| Exercise directions |
Omit every picture, and retype the lines that run from the beginning of the data below through the line containing "plt.rcParams['font.family'] = ['Lato', 'DejaVu", inclusive.

| Source excerpt |

START

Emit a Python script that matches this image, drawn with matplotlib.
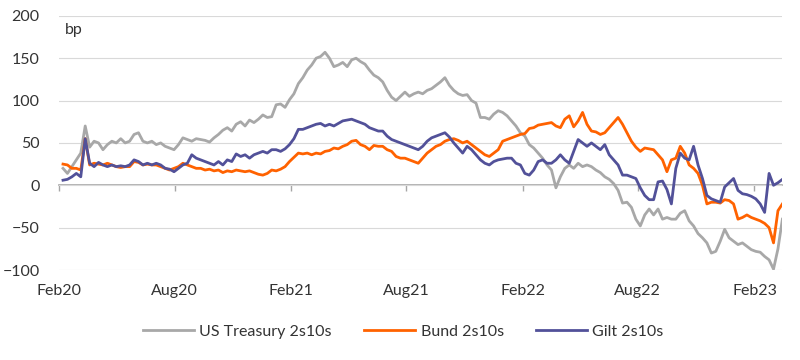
import pandas as pd
import matplotlib
matplotlib.use('Agg')
import matplotlib.pyplot as plt
import matplotlib.dates as mdates

plt.rcParams['font.family'] = ['Lato', 'DejaVu Sans']

# weekly readings (Fridays), Feb 2020 - Mar 2023, in bp
ust = [20, 14, 22, 30, 38, 70, 45, 52, 50, 42,
       48, 52, 50, 55, 50, 52, 60, 62, 52, 50,
       52, 48, 50, 46, 44, 42, 48, 56, 54, 52,
       55, 54, 53, 51, 56, 60, 65, 68, 64, 72,
       75, 70, 77, 74, 78, 83, 80, 81, 95, 96,
       92, 101, 108, 120, 127, 136, 142, 150, 152, 157,
       150, 140, 142, 145, 140, 148, 150, 146, 143, 136,
       130, 127, 122, 112, 104, 100, 105, 110, 105, 108,
       110, 108, 112, 114, 118, 122, 127, 118, 112, 108,
       106, 107, 100, 97, 80, 80, 78, 84, 88, 86,
       82, 76, 70, 62, 58, 48, 44, 38, 32, 24,
       18, -3, 10, 20, 24, 20, 26, 22, 24, 22,
       18, 15, 10, 7, 2, -6, -21, -20, -26, -40,
       -48, -35, -28, -35, -28, -40, -38, -40, -40, -33,
       -30, -42, -48, -57, -62, -68, -80, -78, -66, -52,
       -62, -66, -70, -68, -72, -76, -78, -79, -84, -88,
       -99, -75, -40]

bund = [25, 24, 20, 20, 18, 55, 24, 26, 25, 24,
        26, 24, 22, 21, 22, 22, 28, 27, 24, 25,
        24, 24, 22, 20, 18, 20, 22, 26, 24, 22,
        20, 20, 18, 19, 17, 18, 15, 17, 16, 18,
        17, 16, 17, 15, 13, 12, 14, 18, 17, 19,
        22, 28, 33, 38, 37, 38, 36, 38, 37, 40,
        41, 44, 43, 46, 48, 52, 53, 48, 46, 42,
        47, 46, 46, 42, 40, 34, 32, 32, 30, 28,
        26, 32, 38, 42, 46, 48, 52, 54, 55, 53,
        50, 52, 48, 44, 40, 36, 34, 38, 42, 52,
        54, 56, 58, 60, 61, 67, 68, 71, 72, 73,
        74, 70, 68, 78, 82, 69, 76, 86, 72, 64,
        63, 60, 62, 68, 74, 80, 72, 62, 52, 45,
        40, 44, 43, 42, 36, 30, 16, 30, 32, 46,
        38, 24, 20, 14, 0, -22, -20, -20, -21, -17,
        -18, -22, -40, -38, -35, -38, -40, -42, -45, -50,
        -68, -30, -22]

gilt = [6, 7, 10, 14, 10, 55, 26, 22, 27, 24,
        22, 24, 22, 23, 22, 24, 30, 28, 24, 26,
        24, 26, 24, 20, 19, 16, 20, 24, 26, 36,
        32, 30, 28, 26, 24, 28, 24, 30, 28, 37,
        34, 36, 32, 36, 38, 40, 38, 42, 42, 40,
        43, 48, 55, 66, 66, 68, 70, 72, 73, 70,
        72, 70, 73, 76, 77, 78, 76, 74, 72, 68,
        66, 64, 64, 58, 54, 52, 50, 48, 46, 44,
        42, 46, 52, 56, 58, 60, 62, 57, 50, 44,
        38, 46, 42, 36, 30, 26, 24, 28, 30, 31,
        32, 32, 26, 24, 14, 12, 18, 28, 30, 26,
        26, 30, 36, 30, 26, 40, 54, 50, 46, 50,
        46, 42, 48, 36, 30, 24, 12, 12, 10, 8,
        -3, -12, -17, -17, 4, 5, -5, -22, 20, 38,
        32, 30, 46, 24, 8, -12, -16, -18, -20, -2,
        3, 8, -6, -10, -11, -13, -16, -22, -32, 14,
        0, 3, 7]

dates = pd.date_range('2020-02-07', periods=len(ust), freq='W-FRI')

names = ['US Treasury 2s10s', 'Bund 2s10s', 'Gilt 2s10s']
colors = ['#A8A8A8', '#FF6200', '#525199']

fig = plt.figure(figsize=(8, 3.6), dpi=100)
ax = fig.add_axes([0.074, 0.25, 0.904, 0.706])

for vals, name, c in zip([ust, bund, gilt], names, colors):
    ax.plot(dates, vals, color=c, lw=2, label=name, solid_joinstyle='round')

ax.set_ylim(-100, 200)
ax.set_yticks(range(-100, 201, 50))
ax.set_xlim(pd.Timestamp('2020-02-01'), pd.Timestamp('2023-03-17'))

# horizontal gridlines, zero line drawn separately
ax.grid(axis='y', color='#D9D9D9', lw=0.8)
ax.set_axisbelow(True)
for s in ax.spines.values():
    s.set_visible(False)

ticks = pd.date_range('2020-02-01', '2023-02-01', freq='6MS')
ax.set_xticks(ticks)
ax.xaxis.set_major_formatter(mdates.DateFormatter('%b%y'))
ax.tick_params(axis='x', length=0, pad=10, labelsize=11.5, labelcolor='#333333')
ax.tick_params(axis='y', length=0, pad=14, labelsize=11.5, labelcolor='#333333')

# axis line at zero with small downward ticks (labels stay at the bottom)
sec = ax.secondary_xaxis(1 / 3)
sec.set_xticks(ticks)
sec.tick_params(axis='x', length=4, width=1, color='#A6A6A6', labelbottom=False, direction='out')
sec.spines['bottom'].set_color('#A6A6A6')
sec.spines['bottom'].set_linewidth(1.2)

ax.text(0.008, 0.945, 'bp', transform=ax.transAxes, fontsize=11.5, color='#333333', va='center')

fig.legend(loc='center', bbox_to_anchor=(0.504, 0.078), ncol=3, frameon=False,
           fontsize=11.5, handlelength=3.2, handletextpad=0.35, columnspacing=2.0,
           labelcolor='#333333')

fig.savefig('out.png', dpi=100)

END

| Result of the exercise |
Emit a Python script that matches this image, drawn with matplotlib.
import pandas as pd
import matplotlib
matplotlib.use('Agg')
import matplotlib.pyplot as plt
import matplotlib.dates as mdates

plt.rcParams['font.family'] = ['Lato', 'DejaVu Sans']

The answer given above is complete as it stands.